Performance degradation in resource_api version
Describe the Bug
After testing latest version of firewall module i've noticed that puppet applies catalog significantly longer compared to the previous version.
After a bit of strace it looks like new version makes several iptables-save calls every time it applies each rule.
Old version
~# grep -c "execve(\"/usr/sbin/iptables-save" strace1.out
60
New version
~# grep -c "execve(\"/usr/sbin/iptables-save" strace2.out
296
For some machines catalog application time increased more than 2x (from 50 to 120 seconds, for example).
Expected Behavior
Firewall resource should not make multiple iptables-save calls for each rule.
Environment
- Version [3.1.0 and 8.0.1]
- Platform [Ubuntu 20.04]
Additional Context
It is related to #1100
Has anyone found a workaround or quick hack for this yet. We upgraded to v8.1.4 from v5 and the performance is meaning runs take longer than 1 hour and is unusable.
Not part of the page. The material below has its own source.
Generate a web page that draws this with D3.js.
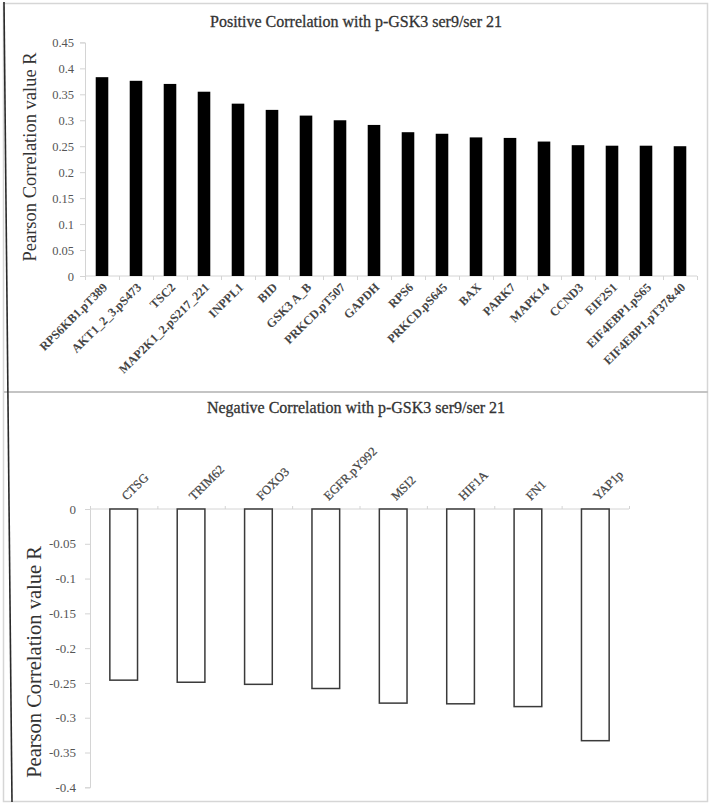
<!DOCTYPE html>
<html>
<head>
<meta charset="utf-8">
<script src="https://cdn.jsdelivr.net/npm/d3@7/dist/d3.min.js"></script>
<style>
  html, body { margin: 0; padding: 0; background: #fff; }
  svg { display: block; }
</style>
</head>
<body>
<svg id="chart" width="711" height="804"></svg>
<script>
// ---------- DATA ----------
const posCategories = ["RPS6KB1.pT389","AKT1_2_3.pS473","TSC2","MAP2K1_2.pS217_221","INPPL1","BID","GSK3 A_B","PRKCD.pT507","GAPDH","RPS6","PRKCD.pS645","BAX","PARK7","MAPK14","CCND3","EIF2S1","EIF4EBP1.pS65","EIF4EBP1.pT37&40"];
const posValues = [0.383,0.376,0.370,0.355,0.332,0.320,0.309,0.300,0.291,0.277,0.274,0.267,0.266,0.259,0.252,0.251,0.251,0.250];
const posTicks = [0,0.05,0.1,0.15,0.2,0.25,0.3,0.35,0.4,0.45];
const posTickLabels = ["0","0.05","0.1","0.15","0.2","0.25","0.3","0.35","0.4","0.45"];

const negCategories = ["CTSG","TRIM62","FOXO3","EGFR.pY992","MSI2","HIF1A","FN1","YAP1p"];
const negValues = [-0.246,-0.249,-0.252,-0.258,-0.279,-0.280,-0.284,-0.333];
const negTicks = [0,-0.05,-0.1,-0.15,-0.2,-0.25,-0.3,-0.35,-0.4];
const negTickLabels = ["0","-0.05","-0.1","-0.15","-0.2","-0.25","-0.3","-0.35","-0.4"];

const titles = ["Positive Correlation with p-GSK3 ser9/ser 21","Negative Correlation with p-GSK3 ser9/ser 21"];
const yTitle = "Pearson Correlation value R";

// ---------- DRAW ----------
const svg = d3.select("#chart");
const serif = "'Liberation Serif','Times New Roman','DejaVu Serif',serif";
const axisGray = "#d4d4d4";
const textGray = "#454545";

// panel frames
svg.append("rect").attr("x",3.5).attr("y",3.5).attr("width",704).attr("height",798)
  .attr("fill","none").attr("stroke","#d6d6d6").attr("stroke-width",1.5);
svg.append("line").attr("x1",4).attr("x2",708).attr("y1",392).attr("y2",392)
  .attr("stroke","#c4c4c4").attr("stroke-width",2);
svg.append("line").attr("x1",4).attr("y1",2).attr("x2",12).attr("y2",802)
  .attr("stroke","#2a2a2a").attr("stroke-width",1.6);

// ===== Top chart =====
const xTop = d3.scaleBand().domain(posCategories).range([85,697]).paddingInner(0.63).paddingOuter(0.315);
const xTopIdx = d3.scaleLinear().domain([0,posCategories.length]).range([85,697]);
const yTop = d3.scaleLinear().domain([0,0.45]).range([276,42.4]);

const gTop = svg.append("g");
gTop.append("text").attr("x",356).attr("y",27).attr("text-anchor","middle")
  .attr("font-family",serif).attr("font-size",16).attr("fill","#333")
  .attr("stroke","#333").attr("stroke-width",0.3)
  .text(titles[0]);

// y axis
const yAxTop = gTop.append("g").attr("transform","translate(85,0)")
  .call(d3.axisLeft(yTop).tickValues(posTicks).tickSize(5).tickPadding(6)
    .tickFormat((d,i)=>posTickLabels[i]));
yAxTop.selectAll("path,line").attr("stroke",axisGray);
yAxTop.selectAll("text").attr("font-family",serif).attr("font-size",12.5).attr("fill","#555");

// x axis ticks at boundaries
const xAxTop = gTop.append("g").attr("transform","translate(0,276)")
  .call(d3.axisBottom(xTopIdx).tickValues(d3.range(posCategories.length+1)).tickSize(4).tickFormat(""));
xAxTop.select("path").attr("stroke",axisGray).attr("d","M85,0H697");
xAxTop.selectAll("line").attr("stroke",axisGray);

// bars
gTop.selectAll("rect.bar").data(posValues).join("rect").attr("class","bar")
  .attr("x",(d,i)=>xTop(posCategories[i]))
  .attr("width",xTop.bandwidth())
  .attr("y",d=>yTop(d))
  .attr("height",d=>yTop(0)-yTop(d))
  .attr("fill","#000");

// x labels
gTop.selectAll("text.xl").data(posCategories).join("text").attr("class","xl")
  .attr("transform",d=>`translate(${xTop(d)+xTop.bandwidth()/2+3},${285}) rotate(-45)`)
  .attr("text-anchor","end").attr("dy","0.35em")
  .attr("font-family",serif).attr("font-size",12.3).attr("font-weight","bold").attr("fill",textGray)
  .text(d=>d);

// y title
gTop.append("text").attr("transform","translate(36,157) rotate(-90)")
  .attr("text-anchor","middle").attr("font-family",serif).attr("font-size",18.5).attr("fill","#333")
  .text(yTitle);

// ===== Bottom chart =====
const xBot = d3.scaleBand().domain(negCategories).range([90,629]).paddingInner(0.589).paddingOuter(0.2945);
const xBotIdx = d3.scaleLinear().domain([0,negCategories.length]).range([90,629]);
const yBot = d3.scaleLinear().domain([-0.4,0]).range([787.3,509]);

const gBot = svg.append("g");
gBot.append("text").attr("x",356).attr("y",413).attr("text-anchor","middle")
  .attr("font-family",serif).attr("font-size",16).attr("fill","#333")
  .attr("stroke","#333").attr("stroke-width",0.3)
  .text(titles[1]);

const yAxBot = gBot.append("g").attr("transform","translate(90,0)")
  .call(d3.axisLeft(yBot).tickValues(negTicks).tickSize(5).tickPadding(9)
    .tickFormat((d,i)=>negTickLabels[i]));
yAxBot.selectAll("path,line").attr("stroke",axisGray);
yAxBot.selectAll("text").attr("font-family",serif).attr("font-size",13).attr("fill","#555");

const xAxBot = gBot.append("g").attr("transform","translate(0,509)")
  .call(d3.axisTop(xBotIdx).tickValues(d3.range(negCategories.length+1)).tickSize(3).tickFormat(""));
xAxBot.select("path").attr("stroke",axisGray).attr("d","M90,0H629");
xAxBot.selectAll("line").attr("stroke",axisGray);

gBot.selectAll("rect.bar").data(negValues).join("rect").attr("class","bar")
  .attr("x",(d,i)=>xBot(negCategories[i]))
  .attr("width",xBot.bandwidth())
  .attr("y",yBot(0))
  .attr("height",d=>yBot(d)-yBot(0))
  .attr("fill","#fff").attr("stroke","#3a3a3a").attr("stroke-width",1.5);

gBot.selectAll("text.xl").data(negCategories).join("text").attr("class","xl")
  .attr("transform",d=>`translate(${xBot(d)+xBot.bandwidth()/2+3},${501}) rotate(-45)`)
  .attr("text-anchor","start")
  .attr("font-family",serif).attr("font-size",12.5).attr("fill",textGray)
  .attr("stroke",textGray).attr("stroke-width",0.25)
  .text(d=>d);

gBot.append("text").attr("transform","translate(41,662) rotate(-90)")
  .attr("text-anchor","middle").attr("font-family",serif).attr("font-size",20.5).attr("fill","#333")
  .text(yTitle);
</script>
</body>
</html>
I've been having a go at this. On our servers that are running openstack we have a bunch of rules that firewall module doesn't manage. For a host with 1118 of these rules it's taking ~7 minutes for a run. If I change the module to add a grep -v in the iptables command this drops to about 45-60 seconds so a huge change.
I have noticed this too while testing the newer version in the last few days. ~~The problem appears far worse on dual stack systems where the runtime is 5 times as slow, on our IPv6 only systems the difference seems negligible. This is only based on a small sample of test systems at present, but I thought it worth noting here.~~
Edit: apologies, posted a bit hastily perhaps, I think this was just due to an additional set of ip4 rules on those hosts (over and above the duplication you would expect).
No I think it is worse the more rules you have whether that is IPv6 or IPv4. I think it comes down to iterating and processing them all in ruby. Maybe that is really slow (I'm not a ruby dev). I do notice it calls iptables-save a lot. At the start it seems to call it over and over which I can't tell why so I think that is a bug. In debug logs I see
Debug: Creating default schedules
Info: Caching catalog for api1-1.mgmt.rc.nectar.org.au
Debug: Executing: '/etc/puppetlabs/puppet/etckeeper-commit-pre'
Debug: Loaded state in 0.21 seconds
Debug: Executing: 'iptables-save'
Debug: Executing: 'ip6tables-save'
Debug: Executing: 'iptables-save'
Debug: Executing: 'ip6tables-save'
Debug: Executing: 'iptables-save'
Debug: Executing: 'ip6tables-save'
...
Repeated about 50 times
Then later on I see it do it for each defined rule like
Debug: Executing: 'iptables-save'
Debug: Executing: 'ip6tables-save'
Debug: Current State: {:ensure=>"present", :table=>"filter", :protocol=>"IPv4", :line=>"-A INPUT -p tcp -m tcp --dport 8774 -m comment --comment \"100 nova-api\" -j ACCEPT", :chain=>"INPUT", :physdev_is_bridged=>false, :physdev_is_in=>false, :physdev_is_out=>false, :proto=>"tcp", :isfragment=>false, :isfirstfrag=>false, :ishasmorefrags=>false, :islastfrag=>false, :dport=>"8774", :socket=>false, :reap=>false, :rttl=>false, :rsource=>false, :rdest=>false, :jump=>"ACCEPT", :clusterip_new=>false, :queue_bypass=>false, :clamp_mss_to_pmtu=>false, :checksum_fill=>false, :random_fully=>false, :random=>false, :log_uid=>false, :log_tcp_sequence=>false, :log_tcp_options=>false, :log_ip_options=>false, :time_contiguous=>false, :kernel_timezone=>false, :ipvs=>false, :name=>"100 nova-api", :notrack=>false}
Debug: firewall: Checking whether 'ensure' is out of sync
Debug: firewall: Checking whether 'ensure' is out of sync
Debug: firewall: Checking whether 'protocol' is out of sync
Debug: firewall: Checking whether 'table' is out of sync
Debug: firewall: Checking whether 'chain' is out of sync
Debug: firewall: Checking whether 'proto' is out of sync
Debug: firewall: Checking whether 'dport' is out of sync
Debug: firewall: Checking whether 'jump' is out of sync
iptable-save takes about .5 seconds to run so this all adds up too.